I am a emotional eater. I have been suffering from extreme low self esteem since childhood. I have always seen myself as deformed and freakish facially starting from a very early age. Little did I know and have recently discovered, I suffer from a condition called BDD meaning when I look in the mirror, I see a very warped image of myself. Most people think BDD sufferers don't eat but you are just as likely to over eat as under eat! It's been a terrible cycle over the years. I gain weight because I feel deformed and I feel more deformed when I gain weight so I eat. I have tried to lose weight in the past and got fairly far but when I "realise" it does no good because it wouldn't change my face, I would reach for the food again and gain more weight. At the moment I am the biggest I have ever been, over 17st. This weight has jumped up because my mental condition has also and I am now mostly housebound due to crippling agorphobia brought on by the condition and I rely a lot on my family to look after me.

I have a better chance now to lose weight because unlike in the past, I now know I have this condition and I am getting some help for it which I never got in the past so I finally have a support system. I feel that if I can lose the weight, I can boost my confidence as well has helping me get over the agoraphobia side of my condition as maybe if I have a nicer body, I won't over worry about the "focus" on my face when I go out.

I also have another insentive. I have a very noticeable "uneveness" in my physical shape that doesn't help my confidence issues that could also be corrected via weightloss. Although my doctor and a surgeon despite my mental state have reccomended corrective surgery, my PCT can turn me down on the grounds of my weight and how it may be affecting it. Worse case, I am still uneven, I can be approved for surgery (I know it's not a perfect solution and trust me, I would really rather avoid it but I wouldn't be so quick to turn it down ether) and best case, the issue is solved without a knife in sight! Would prefer that to be honest.

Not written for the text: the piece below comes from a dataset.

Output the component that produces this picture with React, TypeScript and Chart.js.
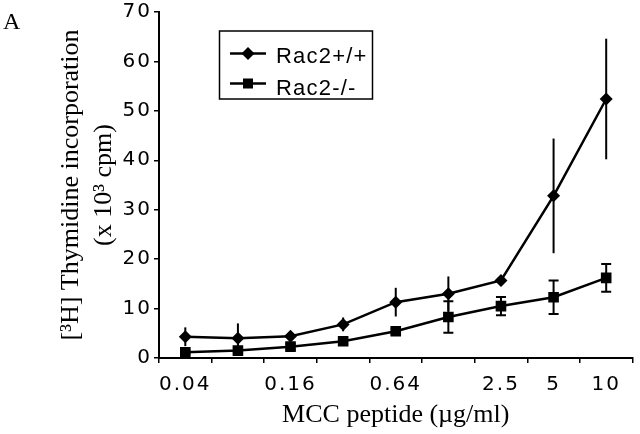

My goal is to get to about 11st for Christmas day 2010. My doctor and I think that is rather achiveable - roughly 2 pound a week loss allowing for the odd week my weight may stick. Am starting from Saturday. A bit strange I know but I want to give myself a ease in!

Food wise, I am following the slimming world plan. I have tried other diets in the past and I think slimming world is good because of the superfree and free foods meaning I can fill myself up and I also want to eat for health so I like the way it has the extras and it's something I can see myself following for life which is important as I do get that changes must be made for life, not just until you are done.

Exercise wise, I have an wealth of DVDs and stuff from past attempts so I don't have to struggle with that and as I get braver to go out, I have a leisure centre on my doorstep!

Okay, I should wrap this up! A quick bit about me. I like music, retro fashion, and cute designs and my food weaknesses are KFC, sandwiches, cupcakes, and chocolate. I am very immature for my age which I apologise for in advance because of my sense of humour! I choose this forum to try because I have been online before and some forums to be honest are nasty and troll infested so I like the safe guards here and I can be pretty anonymous here!